The Badger has woken up. Wonder if he saw his shadow?

Badger scrape on front lawn at Pippins

We have a tree covered in leaves. It is our Appletoe tree, so called because it bears mistletoe berries in winter and apples in the autumn.

Just peeked over the wall. The cows are enjoying their last feed with Humphrey who is off to pastures new (literally) tomorrow leaving behind 3 very happy in-calf cows.

Patrick the Boar has decided he is a cow when it comes to tasty hay snacks. He got his head stuck just after I took the picture.

Mostly thrushes

February 7, 2010

Last Sunday I was sitting in Plough Cottages counting birds for the Big Garden Birdwatch     sponsored by the Royal Society for the Protection of Birds (RSPB).  I picked a poor time, after lunch.  Most of the birds I saw were feeding in a slow and leisurely way. At dawn, when I hadn’t had the time to sit down and record, there were a lot of birds on the feeders and in the hedges,  as it had been a cool night and promised to be a brilliant day.

All the same, at lunchtime I counted 10 different species including the redoubtable pheasant ladies.

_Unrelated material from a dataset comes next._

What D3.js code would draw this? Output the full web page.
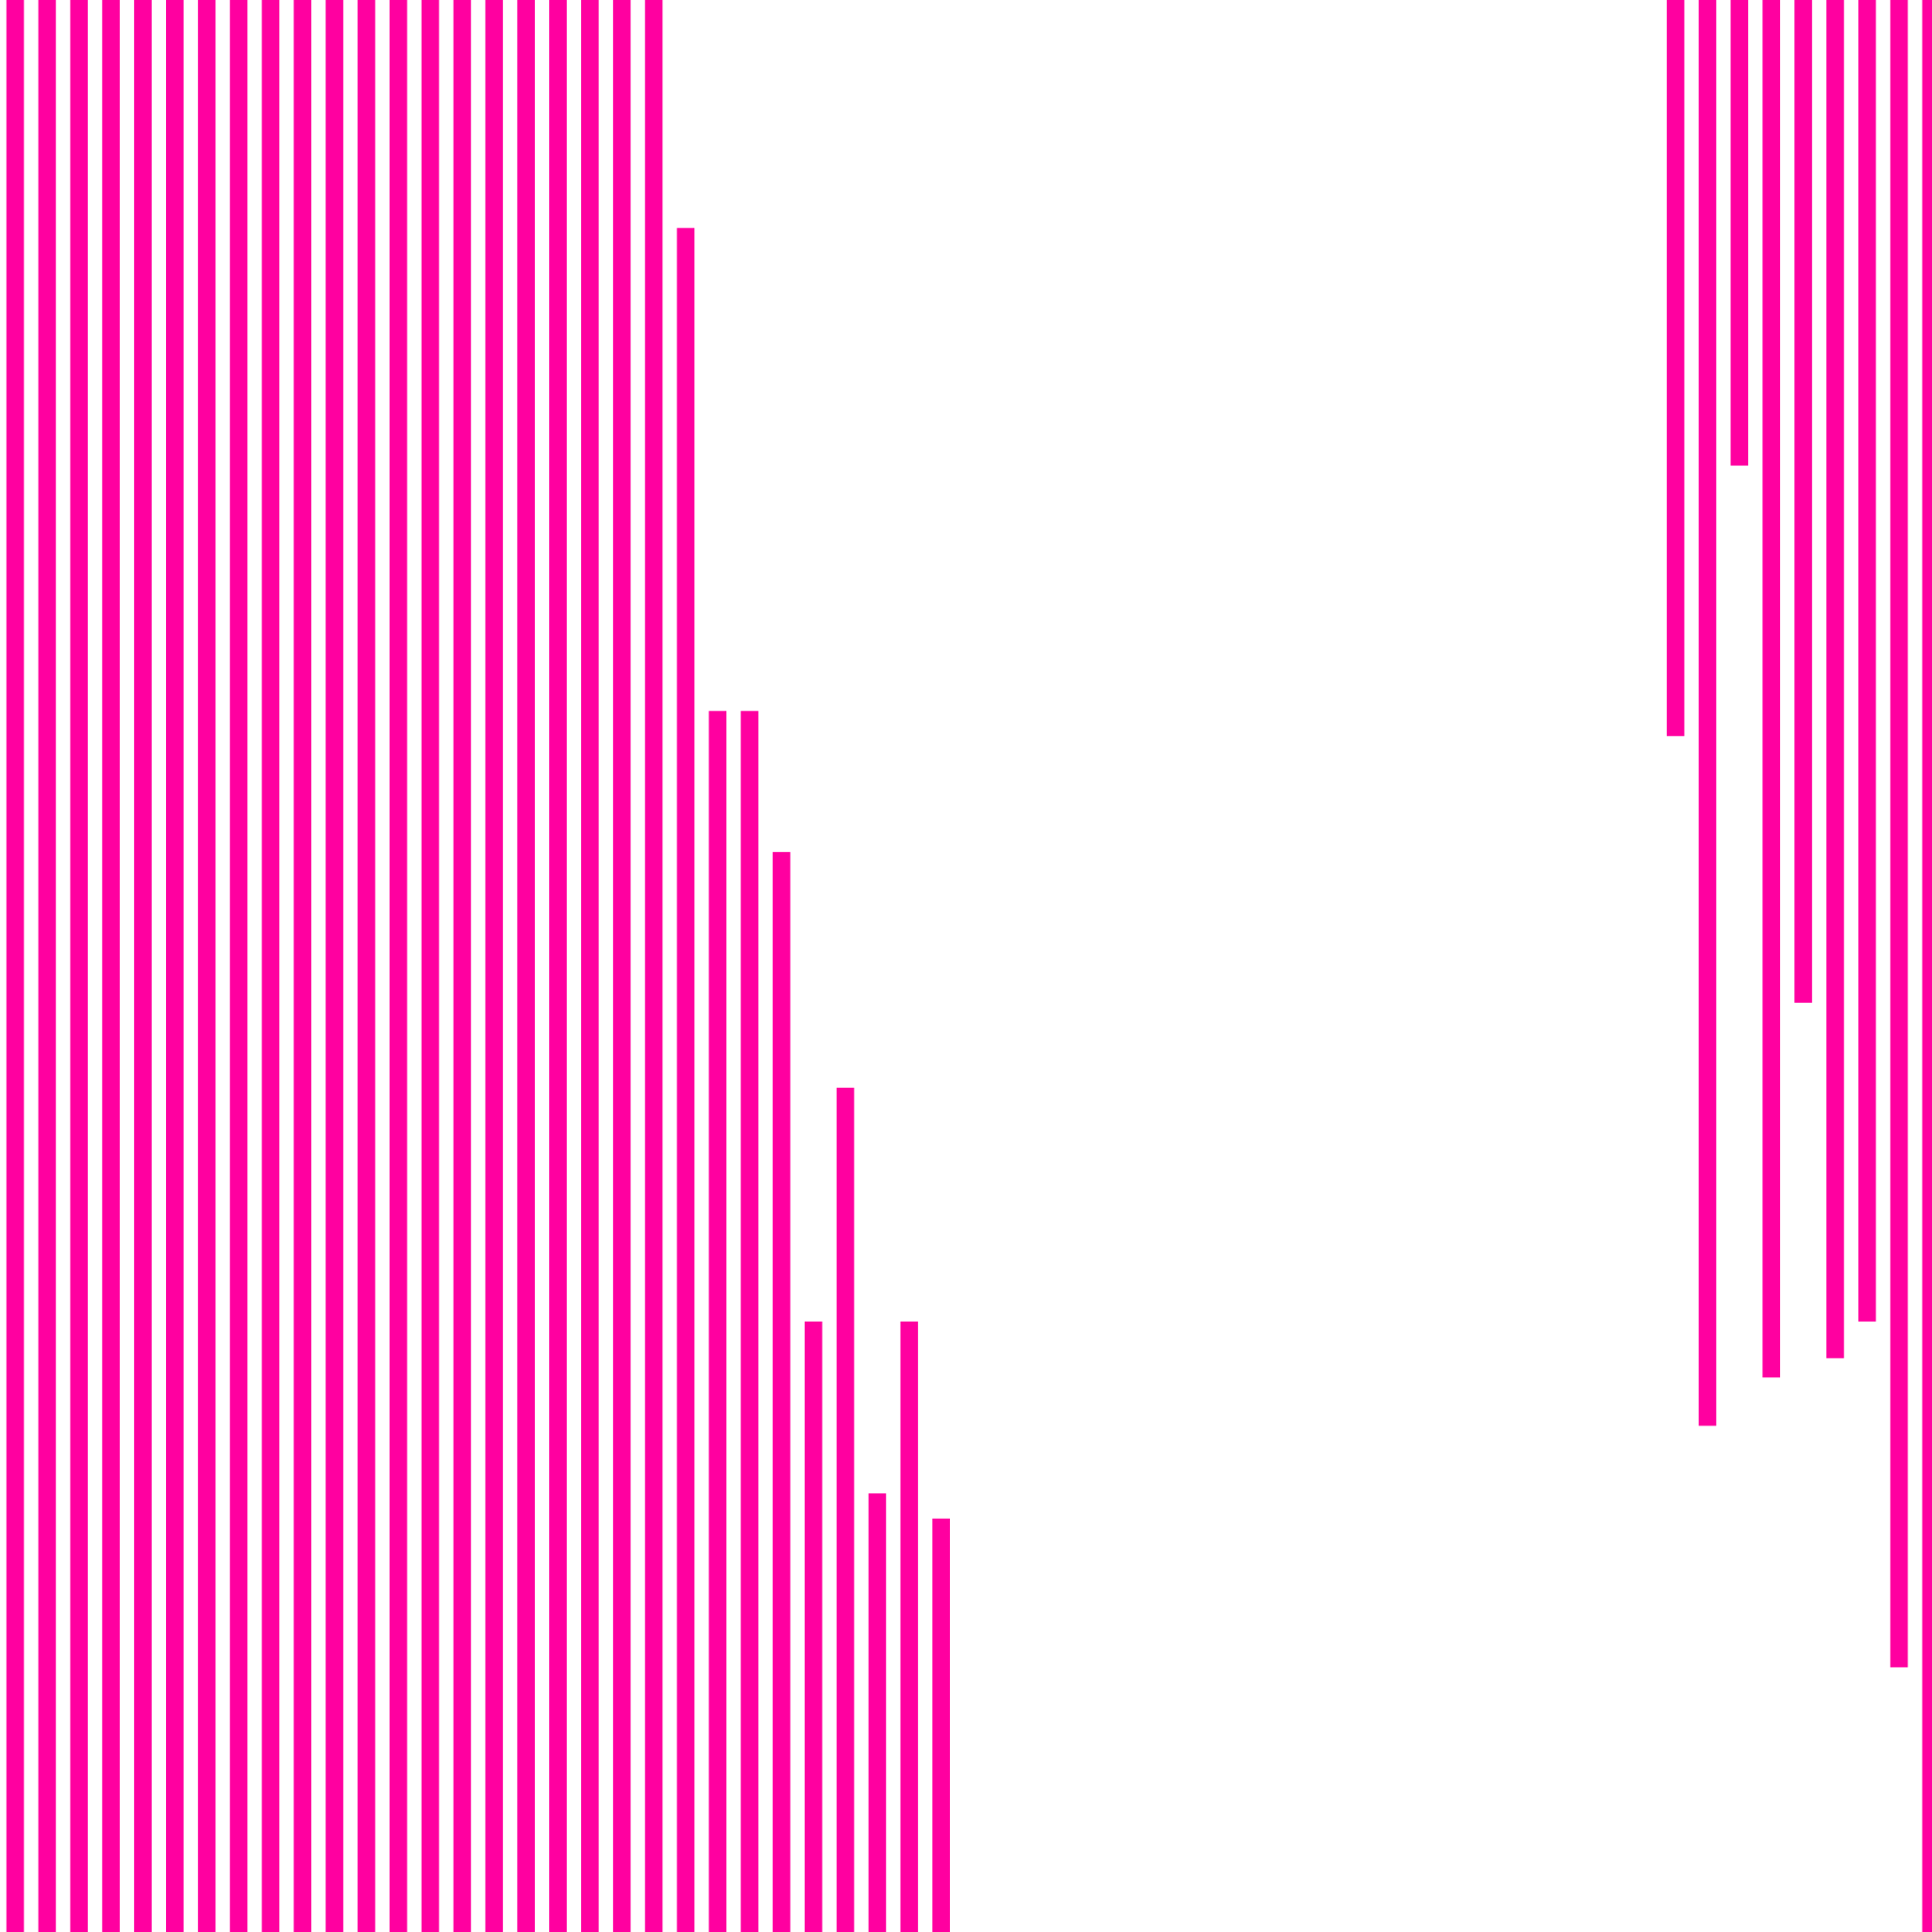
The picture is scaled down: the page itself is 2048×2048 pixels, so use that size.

Last month, in four inches of snow, the female pheasants had sloshed over to the bird feeders to pick up their lunch, rocking and reeling as if they were wearing gumboots.  They stood their ground when I filled the feeders.  I guess they thought since they had had to slog over they weren’t going to waste their time slogging back.  Now we are all good friends and they trust me….but then it’s a while since anyone has mowed the lawn and when that happens who knows?

It’s a quiet dark month, February, but the little creatures are starting to make nests – I was driving back tonight and saw a blackbird making a nesting “run” across Wick Street in the headlights of my car, twigs in beak, about 3 feet off the ground.

I work in an office about 28 miles south by the Bristol Channel where the weather is usually milder and I heard a thrush singing at dawn the other day and that was with the windows closed and the noisy servers roaring in the rooms either side of me.  Those thrushes are just tuning up; by April they will be singing for literally hours, little short phrases of music which sound mathematically complex, and which they string together. I am really looking forward to that.

We went for a walk on the beach this afternoon, which involves an hour in the car down to Burnham on Sea.  I took my binoculars expecting to see water fowl.  Instead I saw lots of Pied Wagtails and a little flock of Redwings having an outing.  I could just as easily have stayed home and watched them fly over the house!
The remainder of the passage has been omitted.